[Charts and diagrams as code]
########

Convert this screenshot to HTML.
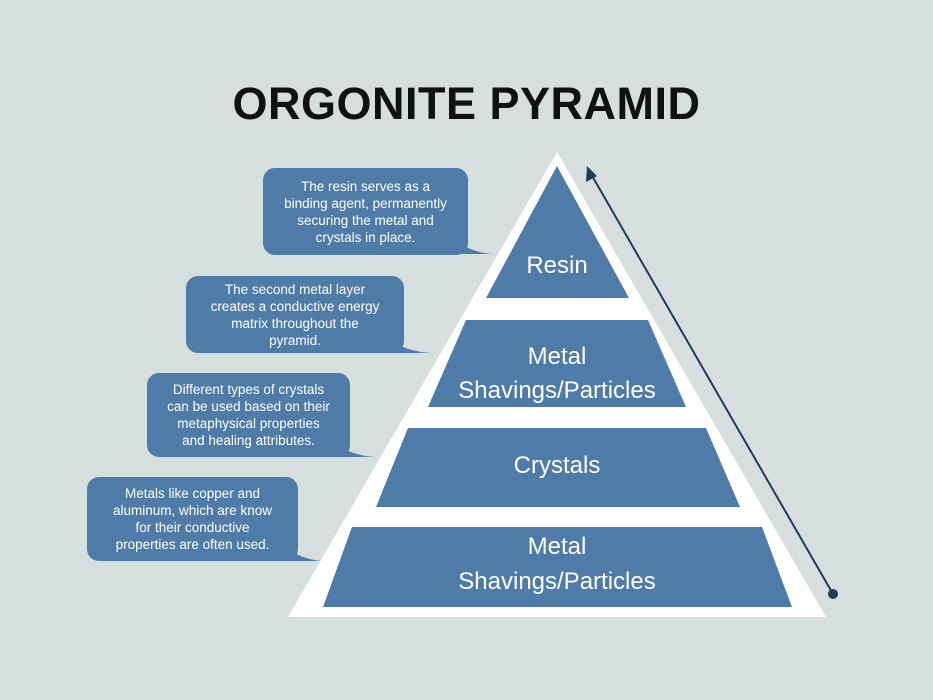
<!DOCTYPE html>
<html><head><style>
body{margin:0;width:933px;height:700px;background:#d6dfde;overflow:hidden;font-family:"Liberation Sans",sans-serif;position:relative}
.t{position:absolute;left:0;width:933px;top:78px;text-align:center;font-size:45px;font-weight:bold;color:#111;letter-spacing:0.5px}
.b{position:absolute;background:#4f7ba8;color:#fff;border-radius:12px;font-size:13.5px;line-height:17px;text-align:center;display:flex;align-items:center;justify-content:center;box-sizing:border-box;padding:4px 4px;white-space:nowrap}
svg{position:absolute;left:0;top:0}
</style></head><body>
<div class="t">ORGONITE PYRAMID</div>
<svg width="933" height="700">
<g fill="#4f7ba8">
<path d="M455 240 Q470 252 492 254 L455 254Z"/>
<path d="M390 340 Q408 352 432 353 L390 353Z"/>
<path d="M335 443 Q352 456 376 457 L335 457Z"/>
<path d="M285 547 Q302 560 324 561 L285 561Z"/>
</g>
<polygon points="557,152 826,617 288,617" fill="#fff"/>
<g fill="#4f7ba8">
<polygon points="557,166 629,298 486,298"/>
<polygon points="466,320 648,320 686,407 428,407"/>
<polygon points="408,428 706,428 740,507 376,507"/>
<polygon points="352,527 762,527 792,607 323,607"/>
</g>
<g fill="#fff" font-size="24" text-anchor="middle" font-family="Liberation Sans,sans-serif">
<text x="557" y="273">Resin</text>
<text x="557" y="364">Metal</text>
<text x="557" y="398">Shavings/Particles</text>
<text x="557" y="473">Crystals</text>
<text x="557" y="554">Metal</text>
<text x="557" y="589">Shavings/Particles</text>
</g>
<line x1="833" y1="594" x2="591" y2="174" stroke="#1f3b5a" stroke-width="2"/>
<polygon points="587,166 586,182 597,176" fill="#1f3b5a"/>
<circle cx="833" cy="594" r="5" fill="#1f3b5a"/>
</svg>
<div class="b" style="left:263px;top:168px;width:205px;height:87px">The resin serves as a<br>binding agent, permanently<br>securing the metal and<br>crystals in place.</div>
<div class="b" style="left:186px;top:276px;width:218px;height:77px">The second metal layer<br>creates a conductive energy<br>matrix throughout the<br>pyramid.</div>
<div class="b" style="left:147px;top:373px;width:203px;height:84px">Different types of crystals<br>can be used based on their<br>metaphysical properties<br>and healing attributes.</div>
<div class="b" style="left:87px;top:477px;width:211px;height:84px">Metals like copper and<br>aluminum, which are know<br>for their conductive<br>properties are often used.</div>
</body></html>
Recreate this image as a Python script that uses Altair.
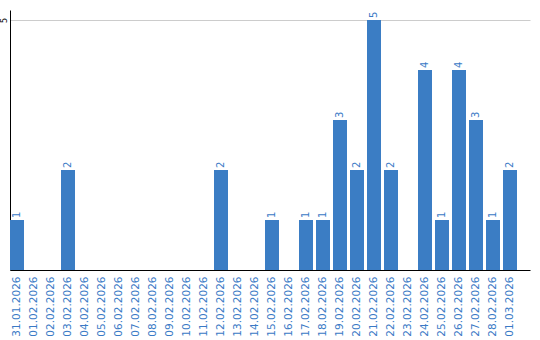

########

State how many lines of the listing hold the string "this"; reply with the number and nothing else.

2